The idea that those of us in postsecondary liberal arts education lack a shared set of values runs counter to the daily reality of life at a liberal arts focused college or university. In the liberal arts we are absolutely clear about our core values, and the educational environment that is most conducive to reaching our overall goals.
 
This is not to say that the methods at every liberal arts institution are the same. Every liberal arts school values the development in our students of leadership abilities, critical thinking skills, and the ability to utilize evidence to evaluate arguments. We will all seek to encourage habits of mind that lead to independent thinking, a love of learning, and a tolerance for uncomfortable and challenging ideas. 
 
The diversity in approaches to reach the core aims of a liberal arts education actually represent a strength of our postsecondary system, not a weakness.  
 
The real higher story that I hope Kevin Carey, and other postsecondary thought leaders discover, is this:
 
Our Confidence in the Value of a Liberal Arts Education:
 
Conventional wisdom says that higher ed is in crisis. Costs are too high Students are not learning.  
 
When it comes to liberal arts schools, the conventional wisdom is dead wrong. 
 
Our current liberal arts graduates are thriving. Our future graduates will do even better. 
 
In a globalized labor market characterized by ever increasing substitution of technology for labor, the creative and analytical skills of the liberal arts graduate will be prized above all others.  
 
Visit a liberal arts focused institution and you will find a strong degree of confidence in our core mission. We understand that a quality education is best realized in an environment of motivated students learning from skilled and experienced educators. We understand that quality education does not scale, as higher order learning is fundamentally a relational process that requires mentoring and guidance.  
 
This is not to say that we are complacent, believing that the best path forward is a maintenance of the postsecondary status quo. A belief in the power of progress is in fact one of the core values of the liberal arts. 
 
The Story of How the Liberal Arts Education is Evolving:
 
How are colleges and universities are changing is the of the most important stories of our time.

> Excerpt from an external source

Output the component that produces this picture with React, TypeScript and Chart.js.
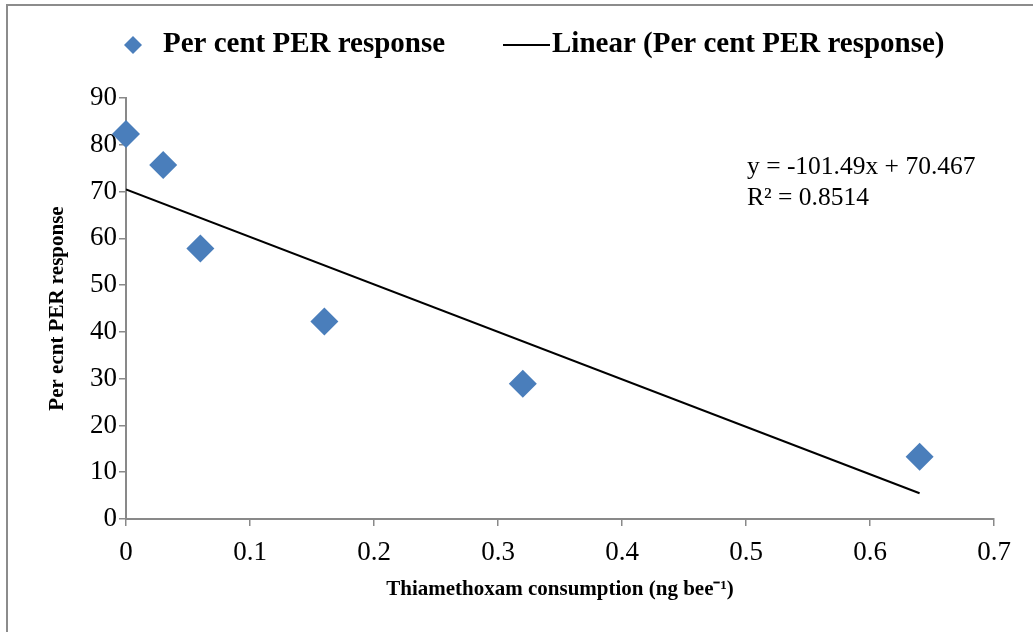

For some reason, however, this story is not very well understood or discussed outside of those of us in the business.
 
Nowhere is the higher ed change story more compelling, or more positive, than in the liberal arts. 
 
Our strong commitment to our core value that learning best happens in the context of a strong relationship between and educator and a student has enabled us to leverage new methods and new technologies to remove barriers to that educator/learner relationship. 
 
Our belief in the value of an education that teaches are students how to learn has pushed us to develop pedagogical methodologies that privilege active and experiential learning, rather than passive consumption and repetition of information.  
 
Visit any liberal arts campus and you will see an evolution of the introductory courses that has pushed them more in the direction of the learning interactions found in upper division seminars.  There has been a huge, and mostly unremarked upon, quality improvement in the first two years of college at a great number of our schools. It is our liberal arts institutions that are leading this change.
 
Kevin, please consider yourself invited to my liberal arts campus. You may be surprised, and heartened, by what you will find.
 
How is your liberal arts institution evolving?